Canadian labour productivity dipped in the first three months of the year, marking the first quarterly decline since 1996, Statistics Canada said Monday.
The annual productivity rate in the first quarter fell to negative 0.2 per cent, compared with a growth rate of 2.1 per cent in the first three months of the year before.
Labour productivity, Statscan said, has been gradually slowing since the second quarter of 2000. The rate is the ratio of output to hours worked.
"The first quarter's decline in productivity growth occurred at a time of falling exports and investments in machinery and equipment and a slowdown in the growth of hours worked," the agency said.
"It was the first year-over-year drop in quarterly productivity growth since the second quarter of 1996."
Productivity, Statscan said, grows more slowly when economic growth is low and it often declines during a recession.

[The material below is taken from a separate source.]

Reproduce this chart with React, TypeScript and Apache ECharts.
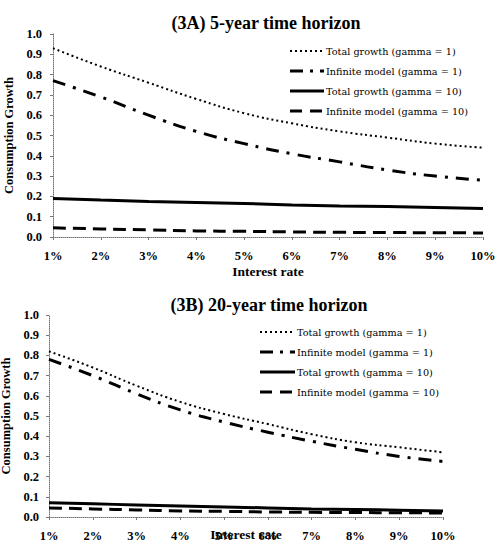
import React, { useEffect, useRef } from "react";
import * as echarts from "echarts";

const rates = ["1%", "2%", "3%", "4%", "5%", "6%", "7%", "8%", "9%", "10%"];

const seriesNames = [
  "Total growth (gamma = 1)",
  "Infinite model (gamma = 1)",
  "Total growth (gamma = 10)",
  "Infinite model (gamma = 10)",
];

// (3A) 5-year horizon
const a_totalG1 = [0.93, 0.84, 0.76, 0.68, 0.61, 0.56, 0.52, 0.49, 0.46, 0.44];
const a_infG1 = [0.77, 0.69, 0.6, 0.52, 0.46, 0.41, 0.37, 0.33, 0.3, 0.28];
const a_totalG10 = [0.19, 0.182, 0.175, 0.17, 0.165, 0.158, 0.153, 0.15, 0.145, 0.14];
const a_infG10 = [0.045, 0.04, 0.035, 0.03, 0.028, 0.025, 0.023, 0.022, 0.021, 0.02];

// (3B) 20-year horizon
const b_totalG1 = [0.82, 0.74, 0.65, 0.57, 0.51, 0.46, 0.41, 0.37, 0.345, 0.32];
const b_infG1 = [0.78, 0.7, 0.61, 0.53, 0.47, 0.42, 0.375, 0.335, 0.3, 0.275];
const b_totalG10 = [0.07, 0.065, 0.06, 0.055, 0.05, 0.045, 0.04, 0.037, 0.034, 0.03];
const b_infG10 = [0.045, 0.04, 0.035, 0.03, 0.028, 0.025, 0.023, 0.022, 0.021, 0.02];

const SERIF = "'Liberation Serif', 'DejaVu Serif', serif";
const LEGEND_FONT = "'DejaVu Serif', serif";

const lineStyles: any[] = [
  { type: [2, 3], width: 2, color: "#000" },
  { type: [13, 8, 3, 8], width: 3, color: "#000" },
  { type: "solid", width: 3, color: "#000" },
  { type: [13, 7], width: 3, color: "#000" },
];
const legendDash: any[] = [[2, 3], [13, 7, 3, 7], null, [12, 8]];

export default function App() {
  const ref = useRef<HTMLDivElement>(null);
  useEffect(() => {
    document.body.style.margin = "0";
    const chart = echarts.init(ref.current!, null, { renderer: "svg" });

    const xAxisBase = (gridIndex: number, nameGap: number) => ({
      type: "category",
      gridIndex,
      data: rates,
      boundaryGap: false,
      name: "Interest rate",
      nameLocation: "middle",
      nameGap,
      nameMoveOverlap: false,
      nameTextStyle: { fontFamily: SERIF, fontWeight: "bold", fontSize: 13.5, color: "#000" },
      axisLine: { lineStyle: { color: "#777", type: [1, 1], width: 1 } },
      axisTick: { show: true, length: 3, lineStyle: { color: "#777" } },
      axisLabel: { fontFamily: SERIF, fontSize: 12.5, color: "#000", fontWeight: "bold", margin: 12 },
      splitLine: { show: false },
    });

    const yAxisBase = (gridIndex: number, nameGap: number, margin: number) => ({
      type: "value",
      gridIndex,
      min: 0,
      max: 1,
      interval: 0.1,
      name: "Consumption Growth",
      nameLocation: "middle",
      nameGap,
      nameRotate: 90,
      nameTextStyle: { fontFamily: SERIF, fontWeight: "bold", fontSize: 12.5, color: "#000" },
      axisLine: { show: true, lineStyle: { color: "#777", type: [1, 1], width: 1 } },
      axisTick: { show: true, length: 3, lineStyle: { color: "#777" } },
      axisLabel: {
        fontFamily: SERIF,
        fontSize: 12.5,
        color: "#000",
        fontWeight: "bold",
        margin,
        formatter: (v: number) => v.toFixed(1),
      },
      splitLine: { show: false },
    });

    const mk = (data: number[], i: number, axis: number) => ({
      type: "line",
      name: seriesNames[i],
      data,
      xAxisIndex: axis,
      yAxisIndex: axis,
      symbol: "none",
      smooth: true,
      lineStyle: lineStyles[i],
      itemStyle: { color: "#000" },
    });

    const legendGraphic = (x0: number, textX: number, ys: number[]) => {
      const els: any[] = [];
      seriesNames.forEach((name, i) => {
        const y = ys[i];
        const style: any = {
          stroke: "#000",
          lineWidth: i === 0 ? 2 : 3,
        };
        if (legendDash[i]) style.lineDash = legendDash[i];
        els.push({
          type: "line",
          shape: { x1: x0, y1: y, x2: textX - 2, y2: y },
          style,
          silent: true,
        });
        els.push({
          type: "text",
          x: textX,
          y,
          style: {
            text: name,
            fontFamily: LEGEND_FONT,
            fontSize: 9.7,
            fill: "#000",
            verticalAlign: "middle",
          },
          silent: true,
        });
      });
      return els;
    };

    chart.setOption({
      animation: false,
      backgroundColor: "#fff",
      title: [
        {
          text: "(3A) 5-year time horizon",
          left: 261,
          textAlign: "center",
          top: 9,
          textStyle: { fontFamily: SERIF, fontWeight: "bold", fontSize: 18, color: "#000" },
        },
        {
          text: "(3B) 20-year time horizon",
          left: 264,
          textAlign: "center",
          top: 291,
          textStyle: { fontFamily: SERIF, fontWeight: "bold", fontSize: 18, color: "#000" },
        },
      ],
      grid: [
        { left: 53, right: 12, top: 34, bottom: 304, containLabel: false, outerBoundsMode: "none" },
        { left: 49, right: 52, top: 315, bottom: 24, containLabel: false, outerBoundsMode: "none" },
      ],
      xAxis: [xAxisBase(0, 27), xAxisBase(1, 10)],
      yAxis: [yAxisBase(0, 36, 11), yAxisBase(1, 34, 10)],
      series: [
        mk(a_totalG1, 0, 0),
        mk(a_infG1, 1, 0),
        mk(a_totalG10, 2, 0),
        mk(a_infG10, 3, 0),
        mk(b_totalG1, 0, 1),
        mk(b_infG1, 1, 1),
        mk(b_totalG10, 2, 1),
        mk(b_infG10, 3, 1),
      ],
      graphic: [
        ...legendGraphic(290, 326, [51, 71, 91, 111]),
        ...legendGraphic(260, 297, [332, 352, 372, 392]),
      ],
    });
    return () => chart.dispose();
  }, []);
  return <div ref={ref} style={{ width: 495, height: 541 }} />;
}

Labour productivity rises during recovery and the subsequent period of expansion.
Both the Canadian and U.S. economies have been cooling since last fall.
"On a year-over-year basis, both Canada and the United States have seen slowdowns in productivity growth over the past three quarters," Statscan said.
"Labour productivity growth in Canadian businesses fell from 2.1 per cent in the second quarter of 2000 to [negative]0.2 per cent in the first quarter of 2001. U.S. growth slowed from 5.2 per cent to 2.7 per cent over the same period."
Meanwhile, Statscan said, unit labour costs in Canadian businesses rose at a slower pace than in the United States during the first quarter. On a year-over-year basis, costs rose 1.9 per cent in Canada and 3.5 per cent in the U.S.
"This was the first time since the fourth quarter of 1999 that unit labour costs increased less for Canadian businesses than for their U.S. counterparts," the agency said.